What would you say to other young people (or their parents) who are thinking about signing up for a Digital Media Academy virtual program, like the spring break camp that is coming up?
It’s one of the greatest things that ever happened to me. It was an amazing learning experience. I don’t say this lightly, it’s really amazing. It’s worth the expense because you really get to be in an environment where you feel at home and you get to make creations that are really incredible.
For the kids, you have to be committed. Because if you go through the program and you’re not committed, then you’re not going to learn as much. If you’re committed, you can go so far.
I was at level one. I didn’t know how to make music at all. I’d never played the piano before and I had a keyboard in front of me. I went from that, in three months, to skipping a level because I was excited to make as much music as I could so that I could get so much better.
If you commit yourself and you’re passionate about it, you will love it.
Is There Anything Else You’d Like to Say About Your Tech Accelerator Experience?
I guess the first thing I want to say is the teachers are great. I haven’t said that enough. They know what they’re doing and they know how to get you somewhere.
I also love how interactive it is. There isn’t a second when I feel ignored.
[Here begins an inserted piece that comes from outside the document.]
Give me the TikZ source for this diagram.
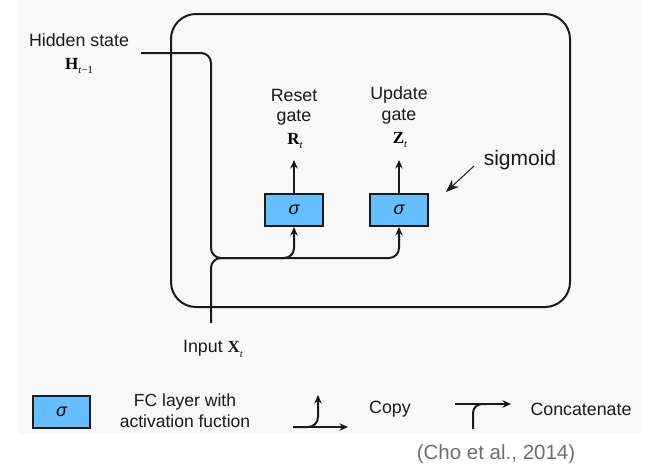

I don’t go to class and feel like I’m just listening to a lecture. They ask you questions and you feel like you’re really learning. I think it’s been two months now since I’ve finished the program and the fact that I have this many stories about everything and so much to talk about means that I remember it because I was in those classes and I was able to learn as much as I could.
I think the last thing would just be, you don’t feel pressured to be something you’re not. You don’t feel pressured to go to classes and be like another artist, You really have time to develop your style, what you like, what you want to learn and what interests you.
And then you show them that and they’re like, okay, let’s take this to the next level.